Americans, all Americans, were once renowned for can-do attitudes, along with remarkable perseverance and ingenuity. Ulysses wonders if that is still the case today. In certain sections of his town, he sees recent immigrants pursuing work, trying to feed their families either here or back home, and he recognizes the hunger of his youth. Landscaping, roofing, painting, setting stone, mixing concrete, all suddenly seem beneath some Americans who once laughingly enjoyed such work and the dignity it provided. Maids, housekeepers, janitors, sales clerks, garbage and sewage workers: none of these jobs seemed lowly to the Irish, Italian, Polish, German, Chinese, Japanese, African, Scandinavian, Spanish, Portugese—the classic American mix. You name it and they did it, oft times with a song in their hearts for the opportunities of America and the futures of their children.

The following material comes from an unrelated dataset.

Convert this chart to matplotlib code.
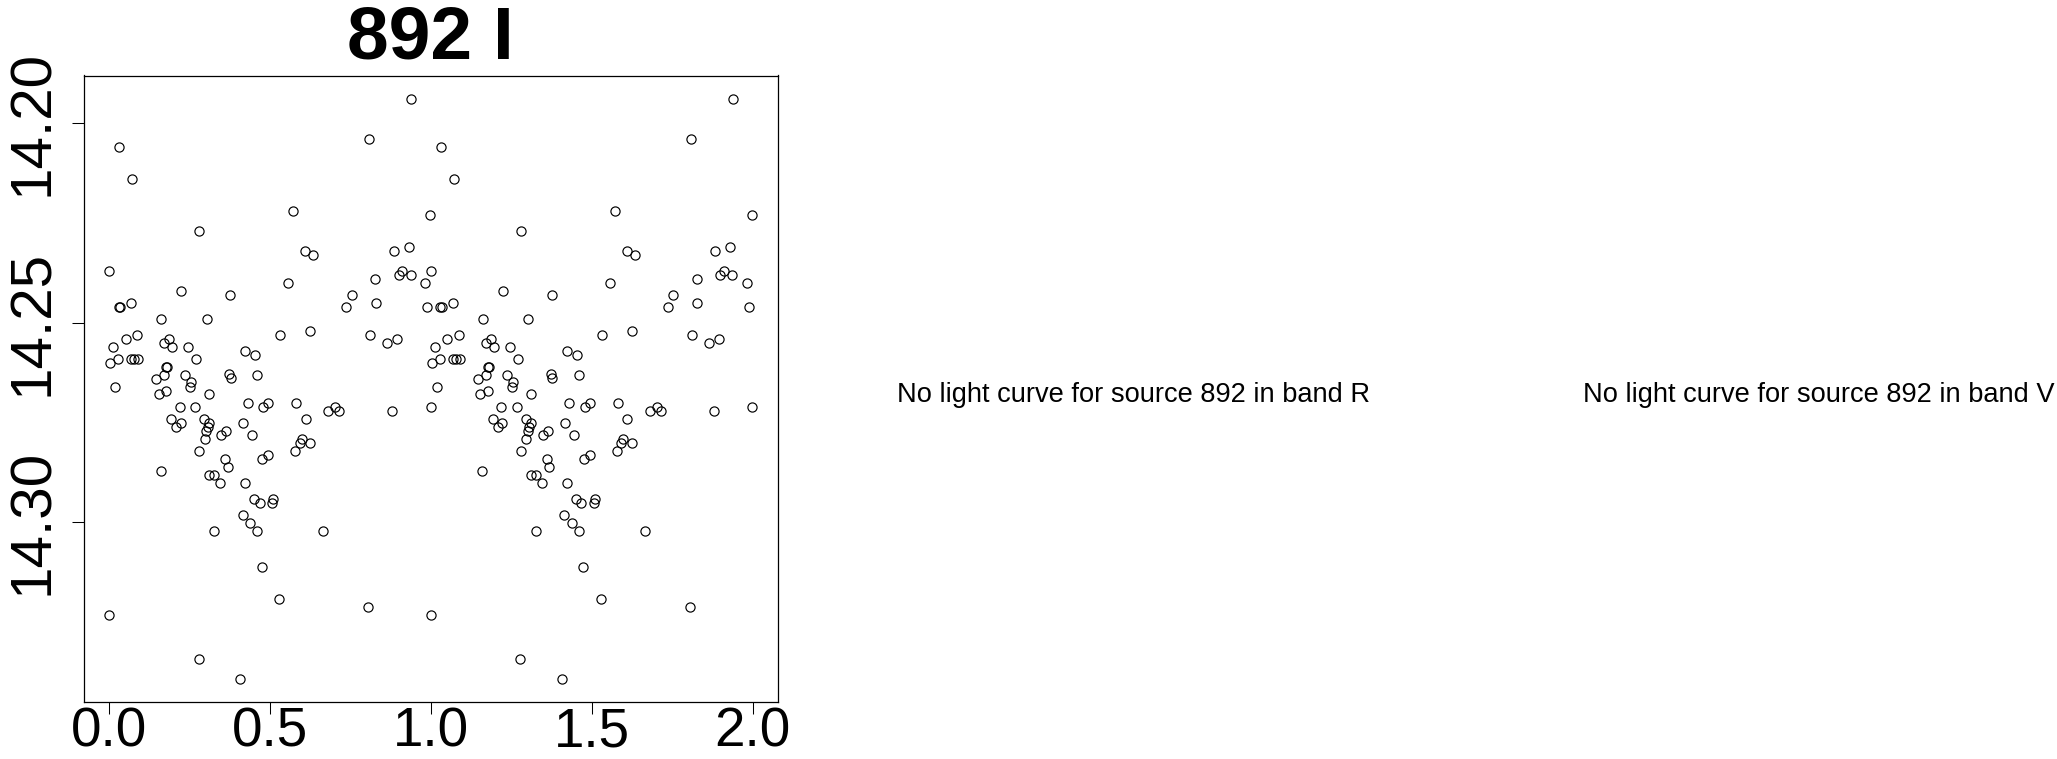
import matplotlib
matplotlib.use("Agg")
import matplotlib.pyplot as plt
import numpy as np

# ---- data (phase in [0,1), magnitude) ----
phase = [0.9379, 0.8075, 0.0311, 0.0702, 0.5702, 0.9978, 0.2795, 0.6087, 0.6335, 0.8839,
         0.9304, 0.0000, 0.9109, 0.8994, 0.9366, 0.8261, 0.9823, 0.5547, 0.7534, 0.7370,
         0.8280, 0.9876, 0.0289, 0.0342, 0.0683, 0.2224, 0.3745, 0.1602, 0.3022, 0.5320,
         0.6230, 0.8115, 0.8634, 0.8944, 0.0506, 0.0863, 0.0118, 0.0025, 0.0273, 0.0683,
         0.0764, 0.0901, 0.1696, 0.1851, 0.1957, 0.2441, 0.2702, 0.4211, 0.4543, 0.1770,
         0.1801, 0.1696, 0.1444, 0.2348, 0.2540, 0.2503, 0.3714, 0.3767, 0.4602, 0.0171,
         0.1770, 0.1531, 0.3093, 0.2183, 0.2665, 0.4295, 0.4776, 0.4938, 0.5795, 0.6102,
         0.6811, 0.7028, 0.7137, 0.8789, 0.9984, 0.1925, 0.2081, 0.2214, 0.2938, 0.3093,
         0.3053, 0.3006, 0.3634, 0.3478, 0.4165, 0.4444, 0.2960, 0.2801, 0.3590, 0.3680,
         0.4745, 0.4938, 0.5786, 0.5919, 0.5981, 0.6252, 0.1593, 0.3109, 0.3261, 0.3435,
         0.4211, 0.4503, 0.4668, 0.5093, 0.5050, 0.4140, 0.4379, 0.4596, 0.3261, 0.6655,
         0.4730, 0.5289, 0.0000, 0.8043, 0.2773, 0.4056]
mag = [14.1941, 14.2040, 14.2060, 14.2141, 14.2221, 14.2231, 14.2271, 14.2320, 14.2331, 14.2320,
       14.2311, 14.2371, 14.2371, 14.2381, 14.2381, 14.2391, 14.2401, 14.2401, 14.2431, 14.2461,
       14.2451, 14.2461, 14.2461, 14.2461, 14.2451, 14.2421, 14.2431, 14.2491, 14.2491, 14.2531,
       14.2521, 14.2531, 14.2551, 14.2541, 14.2541, 14.2531, 14.2561, 14.2601, 14.2591, 14.2591,
       14.2591, 14.2591, 14.2551, 14.2541, 14.2561, 14.2561, 14.2591, 14.2571, 14.2581, 14.2611,
       14.2611, 14.2632, 14.2642, 14.2632, 14.2650, 14.2661, 14.2630, 14.2640, 14.2632, 14.2661,
       14.2671, 14.2680, 14.2680, 14.2712, 14.2712, 14.2702, 14.2712, 14.2702, 14.2702, 14.2742,
       14.2722, 14.2712, 14.2722, 14.2722, 14.2712, 14.2742, 14.2762, 14.2751, 14.2742, 14.2751,
       14.2761, 14.2771, 14.2772, 14.2782, 14.2751, 14.2782, 14.2791, 14.2821, 14.2841, 14.2862,
       14.2842, 14.2832, 14.2821, 14.2801, 14.2791, 14.2801, 14.2872, 14.2882, 14.2882, 14.2902,
       14.2902, 14.2942, 14.2952, 14.2942, 14.2952, 14.2982, 14.3003, 14.3022, 14.3022, 14.3022,
       14.3112, 14.3192, 14.3232, 14.3212, 14.3343, 14.3393]

title = "892 I"
x_ticks = [0.0, 0.5, 1.0, 1.5, 2.0]
x_labels = ["0.0", "0.5", "1.0", "1.5", "2.0"]
y_ticks = [14.20, 14.25, 14.30]
y_labels = ["14.20", "14.25", "14.30"]
messages = ["No light curve for source 892 in band R",
            "No light curve for source 892 in band V"]

# ---- figure ----
W, H = 2057, 759
dpi = 100
fig = plt.figure(figsize=(W / dpi, H / dpi), dpi=dpi)
plt.rcParams['font.family'] = ['Liberation Sans', 'DejaVu Sans']

left, right, top, bottom = 83.6, 778.0, 75.5, 701.7
ax = fig.add_axes([left / W, (H - bottom) / H, (right - left) / W, (bottom - top) / H])

ph = np.array(phase)
mg = np.array(mag)
ax.plot(np.concatenate([ph, ph + 1.0]), np.concatenate([mg, mg]),
        linestyle='none', marker='o', markersize=6.6, markerfacecolor='none',
        markeredgecolor='black', markeredgewidth=0.85)

# R-style 4% range extension
xr = (0.0, 1.9984)
dx = (xr[1] - xr[0]) * 0.04
ax.set_xlim(xr[0] - dx, xr[1] + dx)
ax.set_ylim(14.3450, 14.1881)

ax.set_xticks(x_ticks)
ax.set_xticklabels(x_labels)
ax.set_yticks(y_ticks)
ax.set_yticklabels(y_labels, rotation=90, va='center')

for s in ax.spines.values():
    s.set_linewidth(0.9)
    s.set_color('black')

ax.tick_params(axis='both', direction='out', length=8.6, width=0.75, colors='black')
ax.tick_params(axis='x', pad=-5, labelsize=39.5)
ax.tick_params(axis='y', pad=8.5, labelsize=42)

ax.set_title(title, fontsize=54, fontweight='bold', pad=12)

# messages for empty panels
fig.text(1133.3 / W, (H - 401.7) / H, messages[0], ha='center', va='baseline', fontsize=19.6)
fig.text(1818.3 / W, (H - 401.7) / H, messages[1], ha='center', va='baseline', fontsize=19.6)

fig.savefig("out.png", dpi=dpi)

Ulysses wonders about welfare, its perverse incentives, and its dampening of effort and energy and ambition. He wonders about the Great Society and the War on Poverty and whether the proof is not now overwhelmingly definitive that America has lost that war. He does not seem to allow any room for the good intentions behind all those Great Society programs, probably because he sees the family havoc they have created. Who cares about good intentions when the resultant carnage piles up before one’s eyes?
In fact, Ulysses might supply his own quote to replace the one he so dislikes and to remind us of our frequent follies. In doing that, I suspect that Ulysses would remind us that the road to hell is paved with good intentions.